Warum ein „silberner“ Ring aus Platin sein kann
„Ich hätte gern einen silbernen Ring.“ Diese Frage eröffnet weite Horizonte. Ein schlechter Verkäufer in einem hochwertigen Juweliergeschäft wird den Kunden mit den Worten „Wir führen kein Silber“ hinausschicken. Ein guter Verkäufer fragt. Er wird diese Anfrage als Steilvorlage nutzen können. Und nicht selten ist „Silber“ nur die Farbe, kann also durchaus Weißgold oder sogar das „noch silbernere“ Platin sein. Die Freiheiten des Verkäufers sind beim Schmuck sehr hoch. Auch dies ist ein fundamentaler Unterschied zwischen Uhren und Schmuck. Durch die jahrzehntelange, für die Hersteller positiv verlaufene Marketingarbeit sucht der Uhrenkäufer in erster Linie Marke. Doch auch dies hängt stark vom Profil des Geschäftes und seiner Kunden ab. (Dazu hatte „Blickpunkt Juwelier“ interessante Händlerstimmen einfangen können. Auf die Frage, wie groß die Chance ist, den Kunden mit konkretem Produktwunsch nach einer Uhr in eine andere Richtung zu lenken, gab es zwei gänzlich unterschiedliche Antworten. 80 %, sagte Platzhirsch Thüm aus Kehl zwischen Offenburg und Straßburg. 20 %, sagte Rolex-Konzessionär von Hofen aus Stuttgart-City.)
Mehr Freiheiten bei Schmuck als bei Uhren
Die Freiheiten der Schmuckberatung sind ungleich höher als bei Uhren.
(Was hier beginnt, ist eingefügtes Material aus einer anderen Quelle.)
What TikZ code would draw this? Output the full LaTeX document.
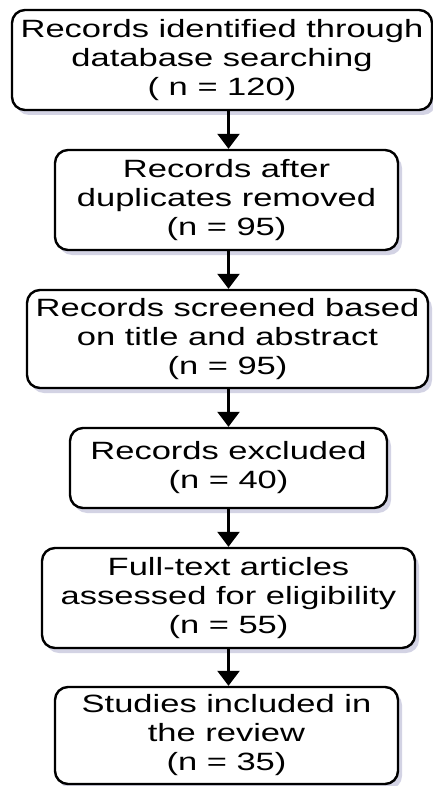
\documentclass[tikz,border=0pt]{standalone}
\usepackage{fontspec}
\setmainfont[FakeStretch=1.38]{Liberation Sans}
\usetikzlibrary{arrows.meta,shadows}
\begin{document}
\begin{tikzpicture}[x=1pt,y=-1pt,
  boxnode/.style={draw=black, line width=2.4pt, rounded corners=13pt, fill=white,
    align=center, inner sep=0pt, font=\fontsize{25}{29}\selectfont,
    drop shadow={shadow xshift=4pt, shadow yshift=-5pt, opacity=0.28, fill=blue!25!gray}},
  arr/.style={line width=2.4pt, -{Triangle[width=22pt,length=15pt]}}]
\useasboundingbox (0,0) rectangle (433,786);
\node[boxnode, minimum width=420pt, minimum height=100pt] (b1) at (222,60)
  {Records identified through\\database searching\\( n = 120)};
\node[boxnode, minimum width=343pt, minimum height=100pt] (b2) at (226.5,200)
  {Records after\\duplicates removed\\(n = 95)};
\node[boxnode, minimum width=401pt, minimum height=98pt] (b3) at (227.5,339)
  {Records screened based\\on title and abstract\\(n = 95)};
\node[boxnode, minimum width=317pt, minimum height=80pt] (b4) at (228.5,468)
  {Records excluded\\(n = 40)};
\node[boxnode, minimum width=373pt, minimum height=100pt] (b5) at (228.5,598)
  {Full-text articles\\assessed for eligibility\\(n = 55)};
\node[boxnode, minimum width=343pt, minimum height=97pt] (b6) at (226.5,735.5)
  {Studies included in\\the review\\(n = 35)};
\draw[arr] (b1.south -| b4.center) -- (b2.north -| b4.center);
\draw[arr] (b2.south -| b4.center) -- (b3.north -| b4.center);
\draw[arr] (b3.south -| b4.center) -- (b4.north);
\draw[arr] (b4.south) -- (b5.north -| b4.center);
\draw[arr] (b5.south -| b4.center) -- (b6.north -| b4.center);
\end{tikzpicture}
\end{document}
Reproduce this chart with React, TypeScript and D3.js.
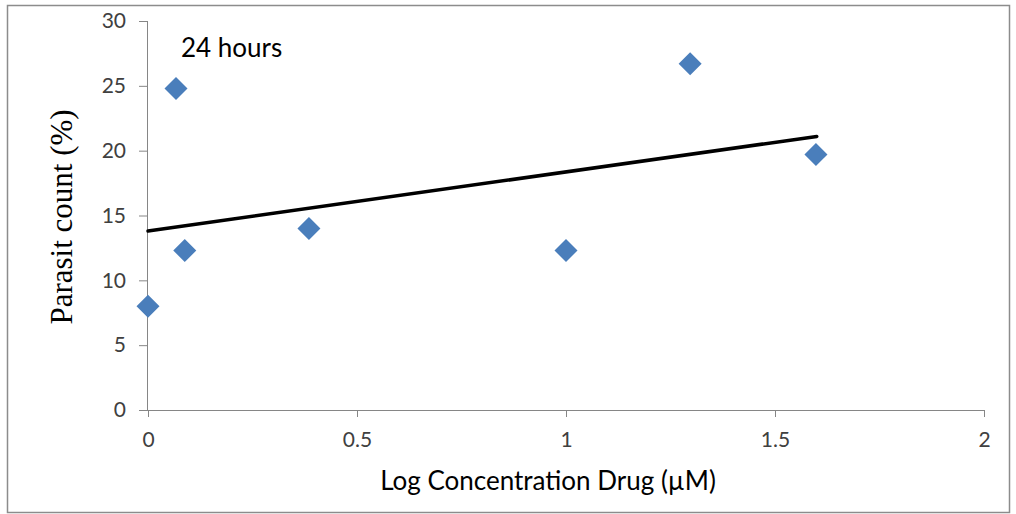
import { useEffect, useRef } from "react";
import * as d3 from "d3";

// scatter values (log µM, % parasites)
const LOG_CONC = [0, 0.067, 0.088, 0.385, 1.0, 1.297, 1.598];
const PARASIT = [8.0, 24.8, 12.3, 14.0, 12.3, 26.7, 19.7];
// linear trendline endpoints
const TREND_X = [0, 1.6];
const TREND_Y = [13.8, 21.1];
const X_TICKS = [0, 0.5, 1, 1.5, 2];
const Y_TICKS = [0, 5, 10, 15, 20, 25, 30];

const W = 1016;
const H = 514;
const SANS = "Lato, 'Open Sans', sans-serif";

export default function App() {
  const svgRef = useRef<SVGSVGElement>(null);

  useEffect(() => {
    const svg = d3.select(svgRef.current);
    svg.selectAll("*").remove();

    const x = d3.scaleLinear().domain([0, 2]).range([148, 984]);
    const y = d3.scaleLinear().domain([0, 30]).range([410, 21]);

    svg.append("rect").attr("width", W).attr("height", H).attr("fill", "#fff");
    // outer chart frame
    svg.append("rect")
      .attr("x", 7.5).attr("y", 5.5).attr("width", 1002).attr("height", 507)
      .attr("fill", "none").attr("stroke", "#8c8c8c").attr("stroke-width", 1.5);

    const axisColor = "#868686";
    // y axis
    svg.append("g").attr("transform", `translate(${x(0)},0)`)
      .call(d3.axisLeft(y).tickValues(Y_TICKS).tickSize(9).tickPadding(13).tickFormat(d3.format("d")))
      .call((sel) => {
        sel.select(".domain").attr("stroke", axisColor).attr("d", `M-0.5,${y(30)}V${y(0)}`);
        sel.selectAll(".tick line").attr("stroke", axisColor);
        sel.selectAll(".tick text").attr("fill", "#404040").attr("font-size", "21px").attr("font-family", SANS);
      });
    // x axis
    svg.append("g").attr("transform", `translate(0,${y(0)})`)
      .call(d3.axisBottom(x).tickValues(X_TICKS).tickSize(7).tickPadding(15).tickFormat((d) => String(d)))
      .call((sel) => {
        sel.select(".domain").attr("stroke", axisColor).attr("d", `M${x(0) - 8},0.5H${x(2)}`);
        sel.selectAll(".tick line").attr("stroke", axisColor);
        sel.selectAll(".tick text").attr("fill", "#404040").attr("font-size", "21px").attr("font-family", SANS);
      });

    // trendline
    svg.append("line")
      .attr("x1", x(TREND_X[0])).attr("y1", y(TREND_Y[0]))
      .attr("x2", x(TREND_X[1])).attr("y2", y(TREND_Y[1]))
      .attr("stroke", "#000").attr("stroke-width", 3.5).attr("stroke-linecap", "round");

    // diamond markers
    const diamond = d3.symbol(d3.symbolSquare, 265)();
    svg.append("g").selectAll("path")
      .data(LOG_CONC.map((v, i) => [v, PARASIT[i]]))
      .enter().append("path")
      .attr("d", diamond)
      .attr("transform", (d) => `translate(${x(d[0])},${y(d[1])}) rotate(45)`)
      .attr("fill", "#4a7ebb");

    svg.append("text")
      .attr("x", 181).attr("y", 57)
      .attr("font-family", SANS).attr("font-size", "26px").attr("fill", "#000")
      .text("24 hours");

    svg.append("text")
      .attr("x", 548).attr("y", 490).attr("text-anchor", "middle")
      .attr("font-family", SANS).attr("font-size", "26px").attr("fill", "#000")
      .text("Log Concentration Drug (µM)");

    svg.append("text")
      .attr("transform", `translate(72,217) rotate(-90)`).attr("text-anchor", "middle")
      .attr("font-family", "'Liberation Serif', 'Times New Roman', serif").attr("font-size", "31px").attr("fill", "#000")
      .text("Parasit count (%)");
  }, []);

  return (
    <svg ref={svgRef} width={W} height={H}
      style={{ position: "absolute", left: 0, top: 0, display: "block" }} />
  );
}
Letztlich sucht der Konsument das für ihn beste Produkt. Und wie so oft, fällt der „Groschen“ oft, wenn man das Produkt in Händen hält. Die Aufgabe des Experten-Juweliers ist es, diese perfekten Produkte zu suchen – was selbstredend nur geht, wenn sie auch vorrätig sind.
Zu viel kann schlecht sein
Das Lager eines Händlers kann zu groß sein. Beispiel Trauringe. Wenn der Kunde am Tisch abgestellt wird mit Dummy-Boxen voller Trauringe, dann sieht er zu viele Produkte. Die Wissenschaft spricht hier von „Paradox of Choice“. Die Kurzform dieser Erkenntnis lautet: „Zu viele Entscheidungsalternativen verhindern die Entscheidungsfindung.“ Im Volksmund gibt es Sprichwörter dazu, wie „den Wald vor lauter Bäumen nicht sehen“ oder „wer die Wahl hat, hat die Qual“. Die Feldstudie aus dem Jahr 2000 funktionierte folgendermaßen. Auf einem Probiertisch im Supermarkt wurden das eine mal 24, das andere mal sechs Marmeladensorten zum Probieren ausgestellt. Bei 24 Sorten probierten 60 % der Kunden, aber nur 3 % kauften auch ein Glas Marmelade. Bei sechs Sorten probierten zwar nur 40 %, es kauften aber 30 %.
Viel Auswahl = Angst vor Fehlentscheidungen
Die wissenschaftliche Deutung ist interessant. Eine zu große Auswahl führt dazu, dass anstelle einer falschen lieber gar keine Entscheidung getroffen wird. Die Unterschiede zwischen den vielen Angeboten sind nicht mehr erkennbar. Letztlich entsteht im Kopf des Konsumenten Angst, eine Fehlentscheidung zu treffen. Und Angst war noch nie ein guter Berater.